'''

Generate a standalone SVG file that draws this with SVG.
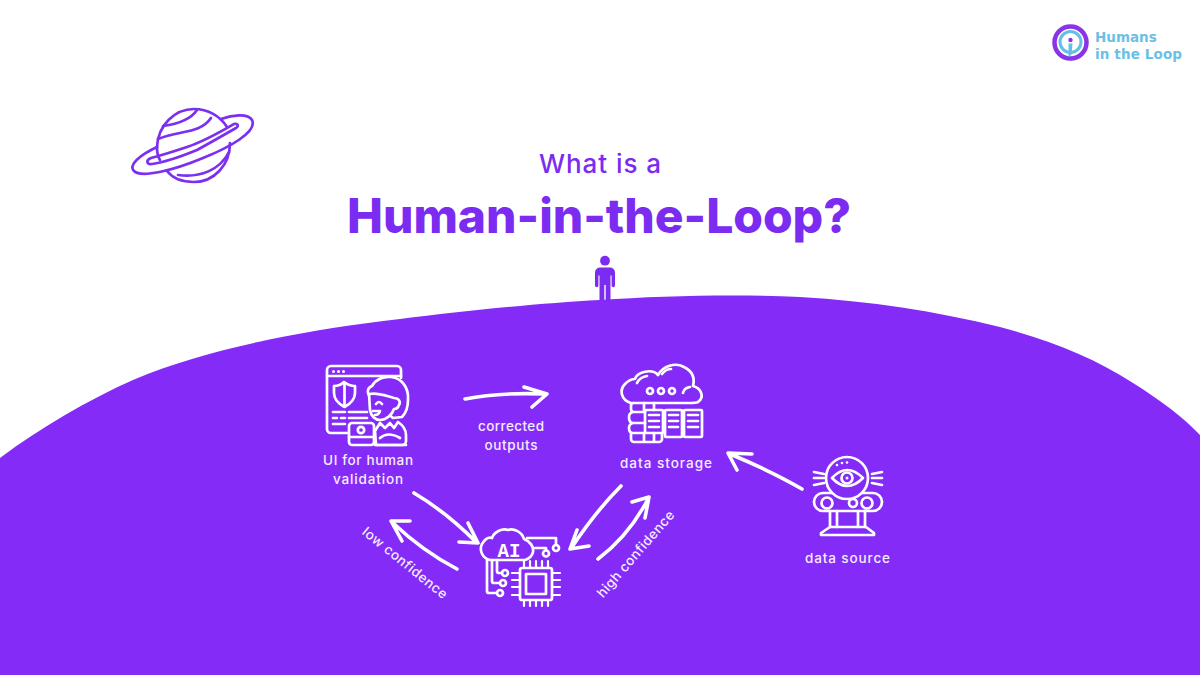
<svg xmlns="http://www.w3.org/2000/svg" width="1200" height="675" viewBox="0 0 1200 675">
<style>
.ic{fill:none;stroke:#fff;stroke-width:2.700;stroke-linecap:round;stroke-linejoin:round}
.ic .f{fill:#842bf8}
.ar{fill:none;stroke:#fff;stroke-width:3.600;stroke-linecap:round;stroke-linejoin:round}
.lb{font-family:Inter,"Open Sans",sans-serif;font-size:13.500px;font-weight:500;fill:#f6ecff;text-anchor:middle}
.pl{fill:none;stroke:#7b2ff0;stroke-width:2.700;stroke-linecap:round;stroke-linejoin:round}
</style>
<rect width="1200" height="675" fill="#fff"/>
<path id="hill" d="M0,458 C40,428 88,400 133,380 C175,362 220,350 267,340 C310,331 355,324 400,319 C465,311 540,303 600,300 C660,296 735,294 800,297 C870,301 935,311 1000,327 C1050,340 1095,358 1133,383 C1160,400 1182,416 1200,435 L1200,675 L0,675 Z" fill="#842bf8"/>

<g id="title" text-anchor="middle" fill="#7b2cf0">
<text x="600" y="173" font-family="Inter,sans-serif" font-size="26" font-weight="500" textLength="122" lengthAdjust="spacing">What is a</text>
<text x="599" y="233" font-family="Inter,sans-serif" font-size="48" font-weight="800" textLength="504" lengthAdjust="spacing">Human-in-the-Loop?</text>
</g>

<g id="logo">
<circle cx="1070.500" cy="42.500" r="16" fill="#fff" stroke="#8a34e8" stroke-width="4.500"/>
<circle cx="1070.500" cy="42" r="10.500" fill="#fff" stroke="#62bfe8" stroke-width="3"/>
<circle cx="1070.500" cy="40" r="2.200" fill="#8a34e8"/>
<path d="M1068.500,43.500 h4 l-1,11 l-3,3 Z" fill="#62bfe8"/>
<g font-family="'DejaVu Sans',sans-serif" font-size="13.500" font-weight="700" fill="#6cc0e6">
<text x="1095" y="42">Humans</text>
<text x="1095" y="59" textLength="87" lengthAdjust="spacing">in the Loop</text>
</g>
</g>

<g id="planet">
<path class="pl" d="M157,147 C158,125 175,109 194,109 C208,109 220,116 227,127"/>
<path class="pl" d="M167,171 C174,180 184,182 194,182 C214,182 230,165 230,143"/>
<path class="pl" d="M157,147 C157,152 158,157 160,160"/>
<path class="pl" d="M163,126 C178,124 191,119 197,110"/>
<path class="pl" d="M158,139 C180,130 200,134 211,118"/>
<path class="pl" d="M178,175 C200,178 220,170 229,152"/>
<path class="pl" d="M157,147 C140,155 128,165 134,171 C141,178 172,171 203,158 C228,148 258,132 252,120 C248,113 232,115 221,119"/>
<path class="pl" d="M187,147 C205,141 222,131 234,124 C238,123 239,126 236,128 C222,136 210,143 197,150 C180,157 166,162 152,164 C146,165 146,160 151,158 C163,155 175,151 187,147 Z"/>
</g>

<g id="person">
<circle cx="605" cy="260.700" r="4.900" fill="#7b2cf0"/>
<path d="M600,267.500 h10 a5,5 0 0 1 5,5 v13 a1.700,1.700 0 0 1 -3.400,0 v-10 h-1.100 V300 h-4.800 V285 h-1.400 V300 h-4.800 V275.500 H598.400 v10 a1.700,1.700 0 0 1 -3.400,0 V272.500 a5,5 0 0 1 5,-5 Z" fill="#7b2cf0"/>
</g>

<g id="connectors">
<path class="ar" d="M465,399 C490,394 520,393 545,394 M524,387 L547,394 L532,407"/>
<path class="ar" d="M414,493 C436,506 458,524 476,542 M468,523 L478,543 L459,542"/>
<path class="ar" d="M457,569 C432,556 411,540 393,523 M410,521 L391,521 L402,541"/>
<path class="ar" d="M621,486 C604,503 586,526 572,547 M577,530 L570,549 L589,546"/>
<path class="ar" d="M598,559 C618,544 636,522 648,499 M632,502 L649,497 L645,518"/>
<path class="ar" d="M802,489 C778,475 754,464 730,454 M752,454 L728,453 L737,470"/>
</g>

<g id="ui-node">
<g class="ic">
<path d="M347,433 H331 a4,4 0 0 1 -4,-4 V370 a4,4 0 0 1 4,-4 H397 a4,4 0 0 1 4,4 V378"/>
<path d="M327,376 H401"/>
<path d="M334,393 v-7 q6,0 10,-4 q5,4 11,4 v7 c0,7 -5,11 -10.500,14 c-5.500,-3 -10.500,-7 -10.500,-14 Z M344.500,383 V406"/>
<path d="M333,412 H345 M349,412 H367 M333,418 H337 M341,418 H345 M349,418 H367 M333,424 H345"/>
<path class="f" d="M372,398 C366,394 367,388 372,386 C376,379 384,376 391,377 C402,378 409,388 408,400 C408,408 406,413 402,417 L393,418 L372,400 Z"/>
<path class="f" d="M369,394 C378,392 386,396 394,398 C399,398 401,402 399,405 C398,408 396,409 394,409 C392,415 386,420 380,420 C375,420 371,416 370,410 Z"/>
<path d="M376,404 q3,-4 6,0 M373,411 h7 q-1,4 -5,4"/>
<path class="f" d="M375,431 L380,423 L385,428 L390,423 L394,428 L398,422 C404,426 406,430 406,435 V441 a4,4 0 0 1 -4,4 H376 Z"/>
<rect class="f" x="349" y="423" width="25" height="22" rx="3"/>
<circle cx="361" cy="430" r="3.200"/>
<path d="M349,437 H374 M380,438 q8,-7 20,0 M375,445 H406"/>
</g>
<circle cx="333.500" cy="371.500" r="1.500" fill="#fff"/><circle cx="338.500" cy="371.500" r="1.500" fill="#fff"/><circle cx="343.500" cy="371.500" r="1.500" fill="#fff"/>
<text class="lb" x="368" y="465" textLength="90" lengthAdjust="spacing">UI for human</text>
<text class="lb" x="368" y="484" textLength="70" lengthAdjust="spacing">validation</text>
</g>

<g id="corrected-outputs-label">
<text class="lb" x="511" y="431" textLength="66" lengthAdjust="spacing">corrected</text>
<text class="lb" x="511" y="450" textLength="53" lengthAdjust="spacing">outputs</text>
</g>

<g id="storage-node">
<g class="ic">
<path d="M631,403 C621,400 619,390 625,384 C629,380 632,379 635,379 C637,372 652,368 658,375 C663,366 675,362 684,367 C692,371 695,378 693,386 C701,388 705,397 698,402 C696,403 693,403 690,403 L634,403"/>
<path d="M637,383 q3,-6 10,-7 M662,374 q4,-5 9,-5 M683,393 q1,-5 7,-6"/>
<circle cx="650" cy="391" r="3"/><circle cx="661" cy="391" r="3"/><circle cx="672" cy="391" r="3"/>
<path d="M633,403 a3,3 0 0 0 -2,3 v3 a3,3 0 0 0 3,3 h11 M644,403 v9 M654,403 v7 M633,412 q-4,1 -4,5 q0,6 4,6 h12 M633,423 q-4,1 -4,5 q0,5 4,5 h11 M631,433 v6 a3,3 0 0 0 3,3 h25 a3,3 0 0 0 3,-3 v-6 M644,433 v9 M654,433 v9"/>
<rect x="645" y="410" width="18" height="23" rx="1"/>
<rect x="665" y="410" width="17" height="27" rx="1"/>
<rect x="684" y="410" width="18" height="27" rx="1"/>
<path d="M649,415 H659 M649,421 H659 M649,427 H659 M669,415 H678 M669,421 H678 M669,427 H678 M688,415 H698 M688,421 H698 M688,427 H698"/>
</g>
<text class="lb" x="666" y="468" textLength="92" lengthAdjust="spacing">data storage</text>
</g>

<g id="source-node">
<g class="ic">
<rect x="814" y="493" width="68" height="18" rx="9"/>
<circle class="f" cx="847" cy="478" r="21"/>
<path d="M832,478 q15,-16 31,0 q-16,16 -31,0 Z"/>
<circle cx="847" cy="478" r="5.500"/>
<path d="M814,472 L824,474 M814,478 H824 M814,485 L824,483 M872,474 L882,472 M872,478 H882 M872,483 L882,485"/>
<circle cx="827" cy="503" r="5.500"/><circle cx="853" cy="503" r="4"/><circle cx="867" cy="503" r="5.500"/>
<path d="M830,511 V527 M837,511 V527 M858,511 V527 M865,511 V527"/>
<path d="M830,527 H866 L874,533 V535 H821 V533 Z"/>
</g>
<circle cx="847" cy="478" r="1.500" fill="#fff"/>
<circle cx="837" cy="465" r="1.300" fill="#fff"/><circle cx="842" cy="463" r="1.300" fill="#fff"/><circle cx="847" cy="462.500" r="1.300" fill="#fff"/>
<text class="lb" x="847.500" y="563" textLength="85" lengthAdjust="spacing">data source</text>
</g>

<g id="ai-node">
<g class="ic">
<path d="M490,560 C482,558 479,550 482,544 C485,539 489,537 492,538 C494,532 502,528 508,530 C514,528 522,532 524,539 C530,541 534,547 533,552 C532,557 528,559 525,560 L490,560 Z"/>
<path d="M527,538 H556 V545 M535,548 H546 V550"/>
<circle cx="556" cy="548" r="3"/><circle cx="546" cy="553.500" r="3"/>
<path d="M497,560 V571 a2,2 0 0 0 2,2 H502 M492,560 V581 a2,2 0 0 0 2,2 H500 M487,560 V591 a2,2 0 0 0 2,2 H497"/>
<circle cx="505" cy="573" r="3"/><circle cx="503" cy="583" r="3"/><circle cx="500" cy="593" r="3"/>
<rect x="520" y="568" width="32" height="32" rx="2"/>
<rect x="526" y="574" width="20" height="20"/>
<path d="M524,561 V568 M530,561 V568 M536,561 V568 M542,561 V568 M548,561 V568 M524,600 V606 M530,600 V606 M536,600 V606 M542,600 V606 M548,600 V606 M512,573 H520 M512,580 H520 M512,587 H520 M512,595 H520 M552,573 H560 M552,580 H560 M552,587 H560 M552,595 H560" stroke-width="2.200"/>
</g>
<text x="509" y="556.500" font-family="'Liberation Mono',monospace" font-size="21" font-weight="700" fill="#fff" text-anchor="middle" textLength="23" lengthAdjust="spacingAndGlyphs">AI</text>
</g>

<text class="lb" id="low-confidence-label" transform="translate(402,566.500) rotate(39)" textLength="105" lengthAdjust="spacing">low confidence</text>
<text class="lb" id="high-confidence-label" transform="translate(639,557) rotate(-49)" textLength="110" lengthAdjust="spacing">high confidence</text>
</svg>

'''

--- TASK OBJECTIVE ---
Leave the pictures out and reproduce exactly the lines from the top of the listing above through the line with "C40,428 88,400 133,380".

--- SOLUTION ---
Generate a standalone SVG file that draws this with SVG.
<svg xmlns="http://www.w3.org/2000/svg" width="1200" height="675" viewBox="0 0 1200 675">
<style>
.ic{fill:none;stroke:#fff;stroke-width:2.700;stroke-linecap:round;stroke-linejoin:round}
.ic .f{fill:#842bf8}
.ar{fill:none;stroke:#fff;stroke-width:3.600;stroke-linecap:round;stroke-linejoin:round}
.lb{font-family:Inter,"Open Sans",sans-serif;font-size:13.500px;font-weight:500;fill:#f6ecff;text-anchor:middle}
.pl{fill:none;stroke:#7b2ff0;stroke-width:2.700;stroke-linecap:round;stroke-linejoin:round}
</style>
<rect width="1200" height="675" fill="#fff"/>
<path id="hill" d="M0,458 C40,428 88,400 133,380 C175,362 220,350 267,340 C310,331 355,324 400,319 C465,311 540,303 600,300 C660,296 735,294 800,297 C870,301 935,311 1000,327 C1050,340 1095,358 1133,383 C1160,400 1182,416 1200,435 L1200,675 L0,675 Z" fill="#842bf8"/>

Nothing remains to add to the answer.